◆ **Requirement**
Leaving out the pictures, retype the lines from the beginning of the listing through the line containing "7200, 7500, 7800, 8100, 8400, 8700];".

◆ **Given material**
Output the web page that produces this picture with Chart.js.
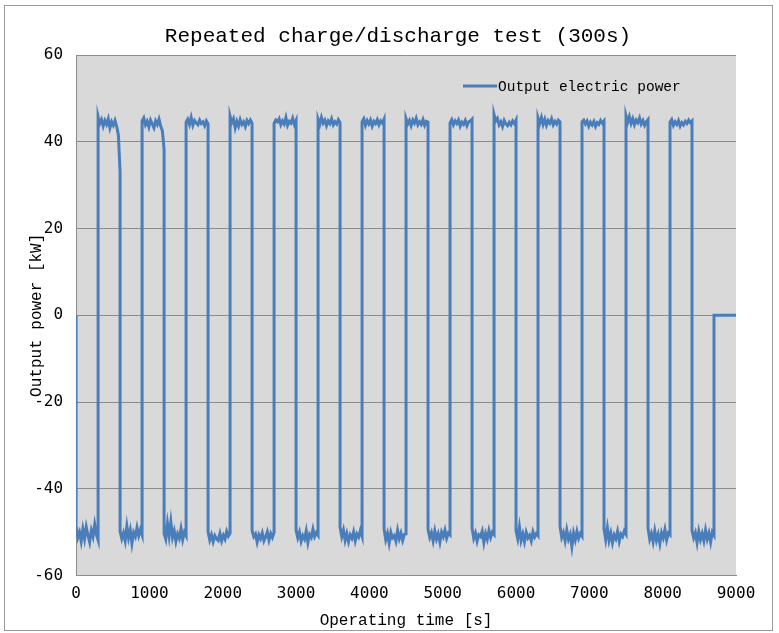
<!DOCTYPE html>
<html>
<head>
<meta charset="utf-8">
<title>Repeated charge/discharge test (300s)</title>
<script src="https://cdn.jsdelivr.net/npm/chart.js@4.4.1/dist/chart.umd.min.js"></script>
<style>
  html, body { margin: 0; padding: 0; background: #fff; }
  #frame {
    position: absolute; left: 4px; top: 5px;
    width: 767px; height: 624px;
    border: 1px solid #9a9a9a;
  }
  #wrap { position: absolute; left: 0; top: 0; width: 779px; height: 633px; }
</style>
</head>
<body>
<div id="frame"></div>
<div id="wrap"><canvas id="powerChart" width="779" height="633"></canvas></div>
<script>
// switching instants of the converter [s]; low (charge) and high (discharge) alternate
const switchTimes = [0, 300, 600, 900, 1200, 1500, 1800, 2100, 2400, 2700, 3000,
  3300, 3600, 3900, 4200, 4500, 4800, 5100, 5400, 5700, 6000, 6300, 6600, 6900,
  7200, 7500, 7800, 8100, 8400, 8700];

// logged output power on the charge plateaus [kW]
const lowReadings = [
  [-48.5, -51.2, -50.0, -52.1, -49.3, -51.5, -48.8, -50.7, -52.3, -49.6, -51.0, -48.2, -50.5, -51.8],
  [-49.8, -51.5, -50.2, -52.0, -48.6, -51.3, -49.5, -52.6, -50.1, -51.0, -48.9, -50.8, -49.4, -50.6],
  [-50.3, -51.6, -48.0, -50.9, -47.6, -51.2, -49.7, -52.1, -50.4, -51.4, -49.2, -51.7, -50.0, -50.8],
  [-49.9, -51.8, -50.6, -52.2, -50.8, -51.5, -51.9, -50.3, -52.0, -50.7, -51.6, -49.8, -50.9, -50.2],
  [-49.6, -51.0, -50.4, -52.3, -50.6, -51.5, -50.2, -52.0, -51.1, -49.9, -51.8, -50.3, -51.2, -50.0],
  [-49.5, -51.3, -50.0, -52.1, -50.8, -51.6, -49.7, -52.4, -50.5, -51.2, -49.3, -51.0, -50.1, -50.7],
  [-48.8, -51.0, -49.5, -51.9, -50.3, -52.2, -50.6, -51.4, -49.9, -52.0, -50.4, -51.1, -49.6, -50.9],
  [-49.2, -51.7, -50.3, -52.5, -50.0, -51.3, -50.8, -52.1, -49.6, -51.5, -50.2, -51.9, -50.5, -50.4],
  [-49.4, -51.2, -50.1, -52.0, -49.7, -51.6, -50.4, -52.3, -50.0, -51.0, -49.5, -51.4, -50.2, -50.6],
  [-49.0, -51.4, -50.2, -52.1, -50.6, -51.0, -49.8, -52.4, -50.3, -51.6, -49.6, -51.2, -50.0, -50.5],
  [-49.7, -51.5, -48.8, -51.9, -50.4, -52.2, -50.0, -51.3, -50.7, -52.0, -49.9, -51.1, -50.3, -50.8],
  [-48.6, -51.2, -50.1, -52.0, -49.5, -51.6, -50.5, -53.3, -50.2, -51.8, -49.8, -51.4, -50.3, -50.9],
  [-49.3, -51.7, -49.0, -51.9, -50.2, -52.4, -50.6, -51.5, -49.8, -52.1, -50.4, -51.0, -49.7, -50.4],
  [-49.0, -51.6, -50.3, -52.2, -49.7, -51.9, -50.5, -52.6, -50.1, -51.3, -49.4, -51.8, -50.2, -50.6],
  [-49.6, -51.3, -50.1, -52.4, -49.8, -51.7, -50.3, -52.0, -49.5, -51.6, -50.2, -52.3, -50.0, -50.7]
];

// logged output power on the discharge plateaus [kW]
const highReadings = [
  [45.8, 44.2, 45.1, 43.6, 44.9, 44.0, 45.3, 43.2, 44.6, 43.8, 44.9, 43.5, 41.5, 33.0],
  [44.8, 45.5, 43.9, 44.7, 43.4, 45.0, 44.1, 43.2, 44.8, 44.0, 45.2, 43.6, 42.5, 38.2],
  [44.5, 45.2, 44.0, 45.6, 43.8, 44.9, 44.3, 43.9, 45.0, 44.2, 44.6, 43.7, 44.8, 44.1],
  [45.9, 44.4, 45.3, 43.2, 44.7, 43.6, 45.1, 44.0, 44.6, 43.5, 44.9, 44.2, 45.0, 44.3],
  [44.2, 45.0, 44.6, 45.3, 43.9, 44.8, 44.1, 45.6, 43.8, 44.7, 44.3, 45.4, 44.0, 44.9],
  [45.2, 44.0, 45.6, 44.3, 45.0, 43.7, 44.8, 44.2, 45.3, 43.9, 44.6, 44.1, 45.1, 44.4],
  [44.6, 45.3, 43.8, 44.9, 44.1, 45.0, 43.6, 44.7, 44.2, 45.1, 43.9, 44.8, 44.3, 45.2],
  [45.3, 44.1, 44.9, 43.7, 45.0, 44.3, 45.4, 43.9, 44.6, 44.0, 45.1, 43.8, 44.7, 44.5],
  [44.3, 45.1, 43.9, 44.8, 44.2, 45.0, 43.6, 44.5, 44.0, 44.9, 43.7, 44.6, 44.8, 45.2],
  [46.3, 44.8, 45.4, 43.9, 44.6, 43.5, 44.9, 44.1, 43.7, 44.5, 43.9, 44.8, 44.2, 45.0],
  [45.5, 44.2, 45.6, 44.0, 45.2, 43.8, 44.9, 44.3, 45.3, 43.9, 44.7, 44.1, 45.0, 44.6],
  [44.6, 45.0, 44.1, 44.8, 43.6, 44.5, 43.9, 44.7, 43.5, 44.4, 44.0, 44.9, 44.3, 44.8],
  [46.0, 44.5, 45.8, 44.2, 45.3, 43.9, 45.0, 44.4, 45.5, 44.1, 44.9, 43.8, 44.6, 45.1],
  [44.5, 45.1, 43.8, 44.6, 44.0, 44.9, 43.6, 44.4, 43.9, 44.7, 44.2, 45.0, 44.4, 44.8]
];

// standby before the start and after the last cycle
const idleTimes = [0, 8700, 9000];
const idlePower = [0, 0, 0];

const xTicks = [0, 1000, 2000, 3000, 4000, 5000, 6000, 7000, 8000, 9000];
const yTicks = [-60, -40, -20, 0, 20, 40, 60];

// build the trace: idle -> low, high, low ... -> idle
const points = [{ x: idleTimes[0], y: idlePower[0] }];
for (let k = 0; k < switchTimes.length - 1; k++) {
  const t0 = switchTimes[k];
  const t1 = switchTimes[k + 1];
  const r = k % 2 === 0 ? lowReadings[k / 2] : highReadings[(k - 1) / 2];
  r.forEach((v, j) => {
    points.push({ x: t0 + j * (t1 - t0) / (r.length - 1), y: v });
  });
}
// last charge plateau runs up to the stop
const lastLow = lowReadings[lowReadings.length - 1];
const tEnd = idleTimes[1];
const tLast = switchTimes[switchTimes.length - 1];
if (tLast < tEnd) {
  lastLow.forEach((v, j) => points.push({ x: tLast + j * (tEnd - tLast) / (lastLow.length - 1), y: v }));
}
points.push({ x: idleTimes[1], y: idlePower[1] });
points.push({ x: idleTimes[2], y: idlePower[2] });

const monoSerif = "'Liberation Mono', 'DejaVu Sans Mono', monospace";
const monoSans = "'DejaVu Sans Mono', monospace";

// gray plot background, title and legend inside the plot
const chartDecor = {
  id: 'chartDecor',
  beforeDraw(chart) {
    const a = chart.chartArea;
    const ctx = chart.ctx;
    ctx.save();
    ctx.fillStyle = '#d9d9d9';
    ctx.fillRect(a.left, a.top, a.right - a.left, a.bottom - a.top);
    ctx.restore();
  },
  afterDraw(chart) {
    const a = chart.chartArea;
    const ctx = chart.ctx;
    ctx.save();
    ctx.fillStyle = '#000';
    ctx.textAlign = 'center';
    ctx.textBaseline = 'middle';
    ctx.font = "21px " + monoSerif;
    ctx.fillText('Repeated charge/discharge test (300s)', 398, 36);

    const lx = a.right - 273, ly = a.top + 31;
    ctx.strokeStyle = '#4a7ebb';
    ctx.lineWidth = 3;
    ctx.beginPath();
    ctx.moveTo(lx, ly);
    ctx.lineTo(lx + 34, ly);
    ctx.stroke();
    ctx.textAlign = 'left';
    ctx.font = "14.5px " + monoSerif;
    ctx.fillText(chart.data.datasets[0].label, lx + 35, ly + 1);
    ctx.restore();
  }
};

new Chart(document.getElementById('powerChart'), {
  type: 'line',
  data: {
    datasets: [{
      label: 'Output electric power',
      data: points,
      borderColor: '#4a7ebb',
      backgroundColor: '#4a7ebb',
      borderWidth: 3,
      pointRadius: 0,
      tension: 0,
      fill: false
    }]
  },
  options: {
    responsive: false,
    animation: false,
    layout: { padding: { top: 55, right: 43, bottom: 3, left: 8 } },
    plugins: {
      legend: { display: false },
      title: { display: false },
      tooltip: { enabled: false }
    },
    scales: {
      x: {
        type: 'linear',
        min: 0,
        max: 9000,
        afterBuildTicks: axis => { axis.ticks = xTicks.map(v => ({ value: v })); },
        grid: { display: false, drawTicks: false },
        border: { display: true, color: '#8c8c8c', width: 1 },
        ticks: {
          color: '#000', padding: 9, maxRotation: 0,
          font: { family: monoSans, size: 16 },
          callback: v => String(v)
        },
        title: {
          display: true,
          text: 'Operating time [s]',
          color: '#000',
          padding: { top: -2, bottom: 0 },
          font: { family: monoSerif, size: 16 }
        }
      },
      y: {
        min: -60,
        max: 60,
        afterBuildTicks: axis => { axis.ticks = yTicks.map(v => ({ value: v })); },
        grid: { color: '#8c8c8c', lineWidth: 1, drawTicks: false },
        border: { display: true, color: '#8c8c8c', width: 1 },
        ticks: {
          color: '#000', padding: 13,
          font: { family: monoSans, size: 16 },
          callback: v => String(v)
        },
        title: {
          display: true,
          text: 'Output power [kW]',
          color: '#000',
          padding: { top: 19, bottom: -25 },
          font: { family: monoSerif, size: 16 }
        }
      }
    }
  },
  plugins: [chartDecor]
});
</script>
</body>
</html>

◆ **Output of the task**
Output the web page that produces this picture with Chart.js.
<!DOCTYPE html>
<html>
<head>
<meta charset="utf-8">
<title>Repeated charge/discharge test (300s)</title>
<script src="https://cdn.jsdelivr.net/npm/chart.js@4.4.1/dist/chart.umd.min.js"></script>
<style>
  html, body { margin: 0; padding: 0; background: #fff; }
  #frame {
    position: absolute; left: 4px; top: 5px;
    width: 767px; height: 624px;
    border: 1px solid #9a9a9a;
  }
  #wrap { position: absolute; left: 0; top: 0; width: 779px; height: 633px; }
</style>
</head>
<body>
<div id="frame"></div>
<div id="wrap"><canvas id="powerChart" width="779" height="633"></canvas></div>
<script>
// switching instants of the converter [s]; low (charge) and high (discharge) alternate
const switchTimes = [0, 300, 600, 900, 1200, 1500, 1800, 2100, 2400, 2700, 3000,
  3300, 3600, 3900, 4200, 4500, 4800, 5100, 5400, 5700, 6000, 6300, 6600, 6900,
  7200, 7500, 7800, 8100, 8400, 8700];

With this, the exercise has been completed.